The discovery often happens through a user complaint or an audit, not through monitoring. Replication lag metrics exist in most managed database services, but lag of two seconds doesn’t trigger alerts unless someone thought to configure them. And even then, the alert tells you the replica is lagging, not which user just read stale data.

Diagram showing how reads routed to a replica can return stale data after a write to the primary — Read-your-writes consistency breaks when the read path and the write path don't share the same database target. The gap is usually invisible until it isn't.

The Architecture Decisions That Make It Worse

Read replicas become more dangerous as systems grow more complex. A single-replica setup serving a modest application is manageable. You can reason about where reads go and design around the edge cases. The problems compound when teams treat replicas as a scaling strategy rather than a targeted optimization.

The common progression: one replica for reporting queries, a second for the API’s read path, a third added during a traffic spike that never gets removed. Each replica introduces its own lag characteristics. Reporting queries might tolerate five-second lag without consequence. User-facing reads that inform subsequent writes cannot. When all of this runs through the same connection pool middleware, the distinction collapses.

Microservices make this worse still. In a monolith, you can often enforce a rule that writes and their immediate reads share a connection. In a service-oriented architecture, Service A writes to the primary and fires an event. Service B consumes that event and queries what it assumes is current data from its own database client, which is pointed at a replica. The data it reads may predate the write that triggered the event. The system is consistent eventually, but Service B has no way to know when “eventually” has arrived.

This is the environment where eventual consistency stops being a theoretical property and starts being a category of production incidents.

Routing Logic Is the Real Engineering Problem

The technical solution to most of these problems exists.
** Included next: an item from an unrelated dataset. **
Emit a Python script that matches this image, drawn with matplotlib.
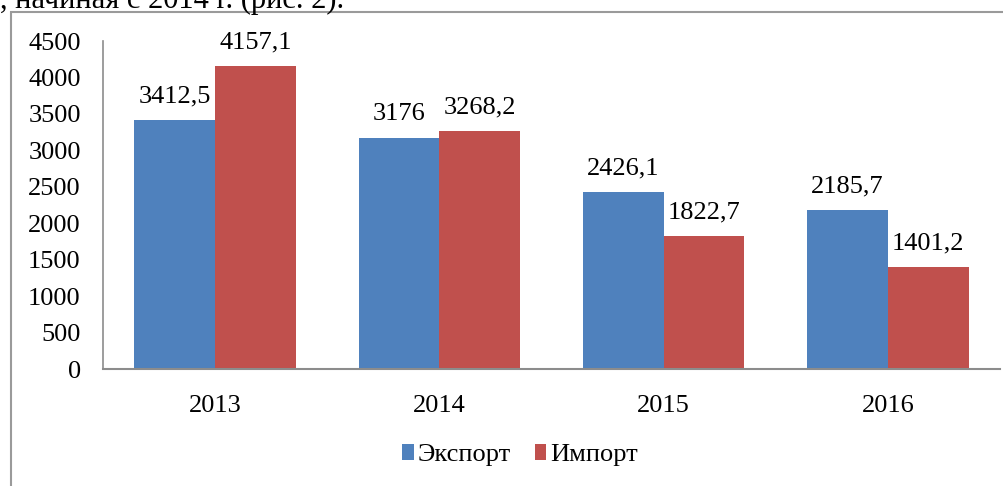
import matplotlib
matplotlib.use('Agg')
import matplotlib.pyplot as plt
import numpy as np
from matplotlib.patches import Rectangle
from matplotlib import font_manager

names = sorted({f.name for f in font_manager.fontManager.ttflist})
serif_name = "Liberation Serif" if "Liberation Serif" in names else "DejaVu Serif"
plt.rcParams['font.family'] = 'serif'
plt.rcParams['font.serif'] = [serif_name, 'DejaVu Serif']

# data
years = ["2013", "2014", "2015", "2016"]
export_vals = [3412.5, 3176, 2426.1, 2185.7]
import_vals = [4157.1, 3268.2, 1822.7, 1401.2]
export_labels = ["3412,5", "3176", "2426,1", "2185,7"]
import_labels = ["4157,1", "3268,2", "1822,7", "1401,2"]
yticks = [0, 500, 1000, 1500, 2000, 2500, 3000, 3500, 4000, 4500]

blue = "#4F81BD"
red = "#C0504D"

fig = plt.figure(figsize=(10.04, 4.86), dpi=100)

# outer frame of the chart (cut by the page edges)
frame = Rectangle((11 / 1004, -0.05), 1.0, (486 - 12) / 486 + 0.05,
                  transform=fig.transFigure, fill=False,
                  edgecolor="#9a9a9a", linewidth=1.5)
fig.add_artist(frame)

# clipped line of body text above the chart
fig.text(0.0, (486 - 8) / 486, ", начиная с 2014 г. (рис. 2).",
         fontsize=22, va="baseline", ha="left")

ax = fig.add_axes([103 / 1004, (486 - 369) / 486, 897 / 1004, 328 / 486])

x = np.arange(len(years))
w = 0.36
b1 = ax.bar(x - w / 2, export_vals, w, color=blue, label="Экспорт")
b2 = ax.bar(x + w / 2, import_vals, w, color=red, label="Импорт")

for rect, lab in zip(b1, export_labels):
    ax.annotate(lab, (rect.get_x() + rect.get_width() / 2, rect.get_height()),
                xytext=(0, 9), textcoords="offset points",
                ha="center", va="bottom", fontsize=19)
for rect, lab in zip(b2, import_labels):
    ax.annotate(lab, (rect.get_x() + rect.get_width() / 2, rect.get_height()),
                xytext=(0, 9), textcoords="offset points",
                ha="center", va="bottom", fontsize=19)

ax.set_xlim(-0.5, len(years) - 0.5)
ax.set_ylim(0, 4500)
ax.set_yticks(yticks)
ax.set_yticklabels([str(v) for v in yticks])
ax.set_xticks(x)
ax.set_xticklabels(years)
ax.tick_params(axis="y", length=0, pad=16, labelsize=19)
ax.tick_params(axis="x", length=0, pad=19, labelsize=19)

for s in ["top", "right"]:
    ax.spines[s].set_visible(False)
ax.spines["left"].set_color("#8c8c8c")
ax.spines["bottom"].set_color("#8c8c8c")
ax.spines["left"].set_linewidth(1.2)
ax.spines["bottom"].set_linewidth(1.5)

fig.legend(handles=[b1, b2], loc="center", bbox_to_anchor=(520 / 1004, (486 - 455) / 486),
           ncol=2, frameon=False, fontsize=19, handlelength=0.45, handleheight=0.6,
           handletextpad=0.15, columnspacing=0.9)

fig.savefig("out.png", dpi=100)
It’s called read-your-writes consistency, and the implementation is straightforward in principle: after a write, route subsequent reads for that session to the primary until the replica is confirmed to have caught up, or for some fixed window of time. Many application frameworks and database proxies support this. ProxySQL, PgBouncer with careful configuration, and application-level session tracking can all enforce it.

The difficulty is that this logic has to be designed in deliberately. It doesn’t come for free. Engineers have to identify which read paths require strong consistency, instrument them differently, and maintain that distinction as the codebase evolves. In practice, this is the step that gets skipped. Teams add replicas for performance, the performance improves, and the consistency work lands on a backlog where it ages quietly.

There’s also a subtler problem with routing logic: it can erode the performance benefit it’s meant to preserve. If a significant fraction of your reads require read-your-writes consistency and get routed to the primary anyway, you’ve added operational complexity without fully offloading the primary. The replica handles the long-tail queries, the analytics, the background jobs. The primary still absorbs everything that matters most to users. That might be the right tradeoff, but it’s a different tradeoff than the one that justified the replica in the first place.

When the Tool Is Right and When It Isn’t

None of this means read replicas are a mistake. For specific workloads, they’re the right answer. Analytics and reporting queries are the canonical use case: long-running, read-heavy, tolerant of lag measured in minutes, and capable of bringing a primary to its knees if run there. Routing those queries to a dedicated replica is straightforwardly correct. Same for full-text search indexing pipelines, bulk data exports, and internal dashboards where a few seconds of lag is invisible to the user.

The mistake is treating replicas as a general-purpose solution to database performance. When teams route all reads to replicas by default, they’re optimizing for the average case while creating failure modes in the cases that matter most. User-facing writes are almost always followed immediately by reads that need to reflect those writes. That’s not an edge case. That’s the core of most interactive applications.

The deeper issue is that database performance problems usually have a root cause, and replicas don’t fix root causes. They redistribute load. Missing indexes, N+1 query patterns, unbounded result sets, queries that should be cached but aren’t: all of these survive a replica deployment intact. They just move. The performance gain from the replica buys time. Teams that use that time to address the underlying problems come out ahead. Teams that treat the replica as the solution tend to add more replicas.

There’s a useful parallel in how SQLite’s author approaches optimization: the instinct to reach for infrastructure before understanding the problem is almost always the wrong order of operations. Adding hardware, or in this case adding read capacity, can mask inefficiency rather than eliminating it.

The replica that runs faster than the original is real. So is the bug it’s hiding.